Remember the old saying, "My dad can beat up your dad?" Well, flip and give it a twist. Danny Langdon, business performance consultant, has written an ode to a mother like no other. He will be in Ketchum at Iconoclast Books to sign and read from his memoir, "My Mother Can Beat Up Your Father," at 7 p.m., Thursday, Nov. 16.

Though he was raised and still has family in Twin Falls, Langdon now lives in Bellingham, Wash. The book was a labor of love, he said. "It's really about a woman who was very exceptional."

His mother, Marian Langdon, grew up in Bellevue. In 1925, her grandmother Lilea Smith and her Aunt Bessie moved from Jamestown N.Y. taking her along at the age of 4. Her father was working the mines. Lilea, who adopted her legally, worked as a seamstress. When her grandmother died, Marian, just 16, was on her own.

At 17 she married a man 27 years her elder with four children whose wife died of cancer.

"My mother was care taking her," Langdon said. "They came to love one another. They had five more children. I'm the baby of the family."

Widowed at the age of 34 in 1946, Marian Langdon, literally got out of bed the day after her husband's death from a heart attack, went to his scrap metal shop, took it over, and ran the business.
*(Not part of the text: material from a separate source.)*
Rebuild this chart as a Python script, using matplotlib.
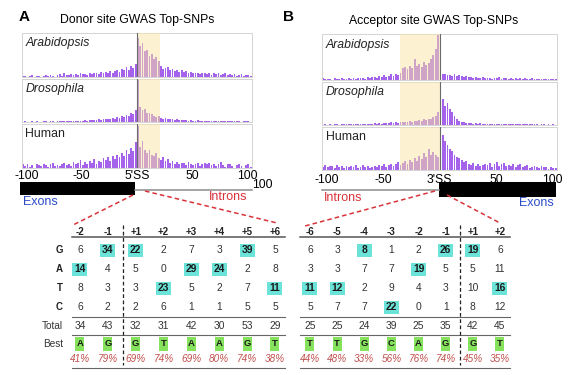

She said it was like there was a hand over her shoulder," Langdon said. "She was a remarkable woman, highly involved in the community. My mother was Idaho Mother of the Year in 1952 and the runner-up in the U.S. She lost out to a woman in Miami who had, I think, 19 children."

Langdon and his family spent a fair amount of time in the area.

"We used to camp for the whole summer on the Little Wood River," he said. "The book has some great fishing stories. I think people will really enjoy this."

Marian died in 1996 when she was 86, but it wasn't until a couple of years ago that her youngest son began writing down his memories and those of his surviving siblings. "I had done a recording with her, as had one of my nieces. What I learned about her was survival. She did phenomenal things. She was on her own from the time she was 16. I can't say enough. She was a marvelous person."